Even before the old Eskimo had shuffled off with the message, Demon Veen had left his pink velvet chair and proceeded to win the wager, the success of his enterprise being assured by the fact that Marina, a kissing virgin, had been in love with him since their last dance on New Year’s Eve. Moreover, the tropical moonlight she had just bathed in, the penetrative sense of her own beauty, the ardent pulses of the imagined maiden, and the gallant applause of an almost full house made her especially vulnerable to the tickle of Demon’s moustache.
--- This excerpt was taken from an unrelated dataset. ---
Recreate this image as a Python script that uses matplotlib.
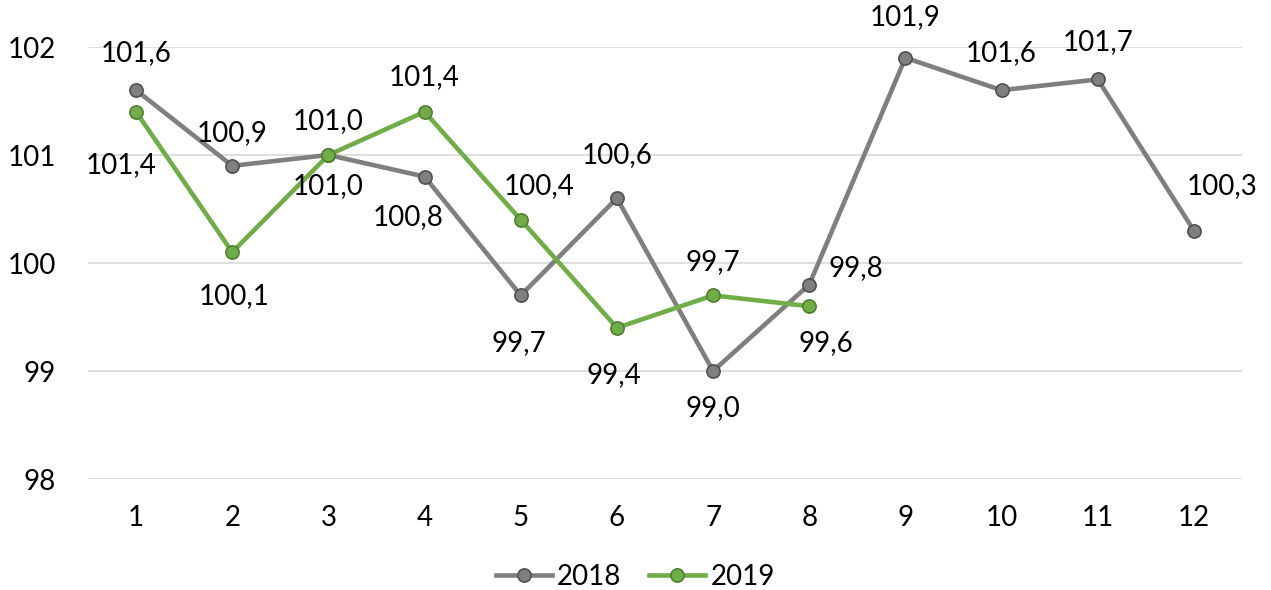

She had ample time, too, to change for the next scene, which started with a longish intermezzo staged by a ballet company whose services Scotty had engaged, bringing the Russians all the way in two sleeping cars from Belokonsk, Western Estoty. In a splendid orchard several merry young gardeners wearing for some reason the garb of Georgian tribesmen were popping raspberries into their mouths, while several equally implausible servant girls in sharovars (somebody had goofed — the word ‘samovars’ may have got garbled in the agent’s aerocable) were busy plucking marshmallows and peanuts from the branches of fruit trees. At an invisible sign of Dionysian origin, they all plunged into the violent dance called kurva or ‘ribbon boule’ in the hilarious program whose howlers almost caused Veen (tingling, and light-loined, and with Prince N.’s rose-red banknote in his pocket) to fall from his seat. (1.2)

 

Darkbloom (‘Notes to Ada’): Raspberries; ribbon: allusions to ludicrous blunders in Lowell’s versions of Mandelshtam’s poems (in the N.Y. Review, 23 December 1965).

 

“An invisible sign of Dionysian origin” brings to mind Mandelshtam’s Oda Betkhovenu (“Ode to Beethoven,” 1914) in which Beethoven is compared to Dionysus:

 

О Дионис, как муж, наивный

И благодарный, как дитя!

Ты перенёс свой жребий дивный

То негодуя, то шутя!

С каким глухим негодованьем

Ты собирал с князей оброк

Или с рассеянным вниманьем

На фортепьянный шёл урок!

 

Oda (“ode”) needs but one letter (Kinbote’s initial) to become koda (“coda” in Russian spelling). Kinbote (Shade’s mad commentator who imagines that he is Charles the Beloved, the last self-exiled king of Zembla) believes that, to be completed, Shade’s almost finished poem needs but one line (Line 1000, identical to Line 1: “I was the shadow of the waxwing slain”). But it seems that, like some sonnets, Shade’s poem also needs a coda (Line 1001: “By its own double in the windowpane”).

 

Dvoynik (“The Double”) is a short novel (1846) by Dostoevski and a poem (1909) by Alexander Blok. According to G. Ivanov, to his question “does a sonnet need a coda” Blok replied that he did not know what a coda is. Blok’s poem Nochnaya Fialka (“The Night Violet,” 1906) subtitled “A Dream” brings to mind Violet Knox, Van’s typist whom Ada calls Fialochka (little Violet) and who marries Ronald Oranger (the editor of Ada) after Van’s and Ada’s death. In his poem V etot moy blagoslovennyi vecher… (“In this Blessed Evening of Mine…” 1917) Gumilyov compares the stars to apel’siny voskovye (the oranges of wax) that are served at Christmas:

 

И светились звёзды золотые,
Приглашённые на торжество,
Словно апельсины восковые,
Те, что подают на Рождество.

 

In VN's novel Lolita (1955) Mrs Richard F. Schiller (Lolita's married name) outlives Humbert Humbert (the narrator and main character) by forty days and dies in childbed, giving birth to a stillborn girl, on Christmas Day 1952, in Gray Star, a settlement in the remotest Northwest. Lolita is fond of comics. The name Ronald Oranger seems to hint at the cartoon character Donald Duck (an anthropomorphic white duck with a yellow-orange bill, legs, and feet).

 

VN’s family chronicle is prefaced by the following note:

 

With the exception of Mr and Mrs Ronald Oranger, a few incidental figures, and some non-American citizens, all the persons mentioned by name in this book are dead.

[Ed.]

 

Even after the death of Mr and Mrs Ronald Oranger, a few incidental figures, et al., something of the book (“and”) will remain and live on.